The rapid influx of Charedim into the neighbourhood is being met with unusually vocal opposition from secularists, and the area has come to symbolise the larger battle over the character of Israel’s capital.

In recent months strident secularists have waged a successful campaign to shut down unauthorised Charedi kindergartens that have proliferated in recent years and gained a pledge from the city to remove an unlicensed eruv. In July the Hebrew University cancelled a tender for selling its dormitories in the area after it became apparent that a Charedi group would win.

But just before Rosh Hashana Charedi investors gained a tender for building 216 apartments on Antenna Hill, between Kiryat Yovel and the Charedi Bayit Vagan neighbourhood.

Occupancy of the 4-5 room flats, which should begin three years from now, is expected to impact on Kiryat Yovel’s streets, which have become increasingly mixed. On Zangwill Street, female teenagers dressed in shorts walked back from school on Monday besides yeshivah students in black suits. A billboard advertising succahs that are “the easiest in the world to assemble” stood by one calling on secular residents to “rally for a free Jerusalem”.

Most of the new apartments will house people from Bayit Vagan, where there is a severe housing shortage. Arye Holzer, a Charedi lawyer who submitted the bid, said that a commercial area will also be built.

“I don’t think there will be friction” between Bayit Vagan and Kiryat Yovel because of the project, he said.
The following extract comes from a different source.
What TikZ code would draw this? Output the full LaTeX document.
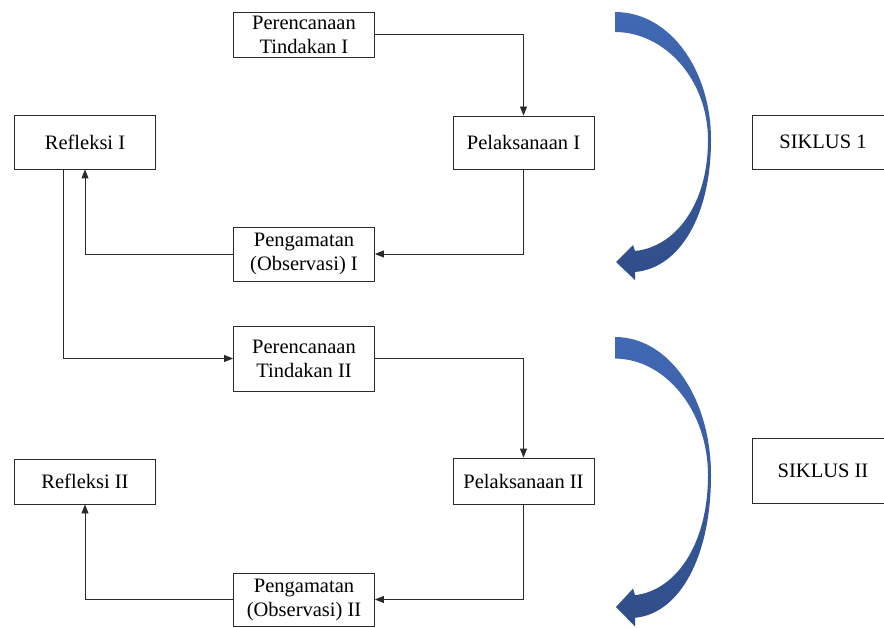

But secular Kiryat Yovel residents are worried about having more than 1,000 new Charedi neighbours.

“Already on shabbat, Charedim they walk in the middle of the street,” said Judith Sudilovsky, a journalist who lives locally. “It’s their way of doing things: not to take into consideration that this is not a religious neighbourhood and that people drive here. This project is at the entrance to the neighbourhood and you wonder how long they will let us drive in and out there. How long will it be until they close it? It’s like being imprisoned in your own neighbourhood.”

A religious immigrant from the UK, who asked not to be identified, said she blamed both sides for the tension.

“There are religious people here who deliberately antagonise and secular people who do the same. You can’t have an argument without two sides.”